Klausen, Jytte. (2001) "Rights, constitutionalism and European integration: The Charter of Fundamental Rights of the EU". In: UNSPECIFIED, Madison, Wisconsin. (Unpublished)
Abstract
The argument put forward here is that the Charter represents a significant step in the evolvement of a new European political identity. With the Charter, Europe has joined a transnational movement of new rights constitutionalism. The Charter imports to the European legal tradition elements of what the comparative legal scholar, Many Ann Glendon, once referred to as "rights talk." Glendon took a dim view of "rights talk," which she defined as a uniquely American propensity to reconceptualize value issues as legal entitlements. It is an unfortunate tendency, in her view, because issues which really are about the balancing of different interests - say of women's interests against men's - become matters of legal judgment and the judgments of judges and lawyers rather than elected officials.
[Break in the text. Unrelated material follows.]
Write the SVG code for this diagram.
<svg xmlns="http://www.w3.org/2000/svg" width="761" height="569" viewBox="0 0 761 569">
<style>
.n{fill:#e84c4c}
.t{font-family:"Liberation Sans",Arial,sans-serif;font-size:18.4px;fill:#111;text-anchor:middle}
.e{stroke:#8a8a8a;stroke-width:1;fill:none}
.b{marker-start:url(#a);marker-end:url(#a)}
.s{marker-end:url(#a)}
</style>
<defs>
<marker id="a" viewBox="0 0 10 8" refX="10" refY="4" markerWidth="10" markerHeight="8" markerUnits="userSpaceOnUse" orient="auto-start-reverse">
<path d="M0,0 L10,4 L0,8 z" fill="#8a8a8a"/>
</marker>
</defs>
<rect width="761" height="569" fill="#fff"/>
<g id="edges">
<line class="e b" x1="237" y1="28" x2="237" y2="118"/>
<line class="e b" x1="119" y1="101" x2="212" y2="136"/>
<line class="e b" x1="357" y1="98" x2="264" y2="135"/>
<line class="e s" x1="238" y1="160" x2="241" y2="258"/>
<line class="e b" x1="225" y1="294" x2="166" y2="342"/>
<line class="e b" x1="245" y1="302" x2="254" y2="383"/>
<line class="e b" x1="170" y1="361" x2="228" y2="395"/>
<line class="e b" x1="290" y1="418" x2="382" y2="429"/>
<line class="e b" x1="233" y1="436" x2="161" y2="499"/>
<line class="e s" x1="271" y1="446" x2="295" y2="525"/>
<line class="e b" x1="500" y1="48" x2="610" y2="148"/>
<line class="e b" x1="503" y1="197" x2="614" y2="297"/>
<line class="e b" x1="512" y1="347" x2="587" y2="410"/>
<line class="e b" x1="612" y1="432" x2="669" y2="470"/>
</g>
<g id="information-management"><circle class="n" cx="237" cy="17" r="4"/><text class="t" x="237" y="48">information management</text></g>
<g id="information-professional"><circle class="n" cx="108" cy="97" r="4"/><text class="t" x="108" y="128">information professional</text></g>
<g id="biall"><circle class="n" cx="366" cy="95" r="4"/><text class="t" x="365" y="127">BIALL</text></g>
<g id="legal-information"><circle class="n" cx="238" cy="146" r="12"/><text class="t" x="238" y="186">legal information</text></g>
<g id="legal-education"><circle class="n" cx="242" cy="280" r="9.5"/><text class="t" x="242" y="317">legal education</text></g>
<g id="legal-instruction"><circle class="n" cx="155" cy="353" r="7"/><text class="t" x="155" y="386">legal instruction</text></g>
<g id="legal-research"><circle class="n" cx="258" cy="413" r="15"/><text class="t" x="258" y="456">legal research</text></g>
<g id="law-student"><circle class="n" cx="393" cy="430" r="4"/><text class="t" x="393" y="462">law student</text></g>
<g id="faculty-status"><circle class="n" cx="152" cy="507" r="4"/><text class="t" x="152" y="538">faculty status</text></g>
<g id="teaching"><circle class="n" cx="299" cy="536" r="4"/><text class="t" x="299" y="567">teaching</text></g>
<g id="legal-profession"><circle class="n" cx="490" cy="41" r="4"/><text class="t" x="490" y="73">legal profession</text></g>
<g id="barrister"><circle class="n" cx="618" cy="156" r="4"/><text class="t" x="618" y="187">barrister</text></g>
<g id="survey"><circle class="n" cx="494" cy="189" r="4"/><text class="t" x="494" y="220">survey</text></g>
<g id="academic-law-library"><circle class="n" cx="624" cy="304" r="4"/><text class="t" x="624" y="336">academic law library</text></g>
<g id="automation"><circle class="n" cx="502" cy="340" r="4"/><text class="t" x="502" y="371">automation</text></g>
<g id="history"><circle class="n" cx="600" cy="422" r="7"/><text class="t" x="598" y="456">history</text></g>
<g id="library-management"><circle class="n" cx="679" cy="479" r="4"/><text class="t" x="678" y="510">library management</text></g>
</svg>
The Charter represents a significant innovation in European constitutional thinking because it conceptualizes basic European values as "rights" and does so through the vehicle of constitutionalism. Charter advocates repeatedly discussed the Charter as part of the process of the constitutionalization of Europe but never as an effort at constitutionalism. There is a difference between constitutionalization and constitutionalism, and the Charter may well fail at the first and succeed at the latter. In what follows, I will discuss this distinction and why it matters, and then turn to a discussion of the Charter process and content.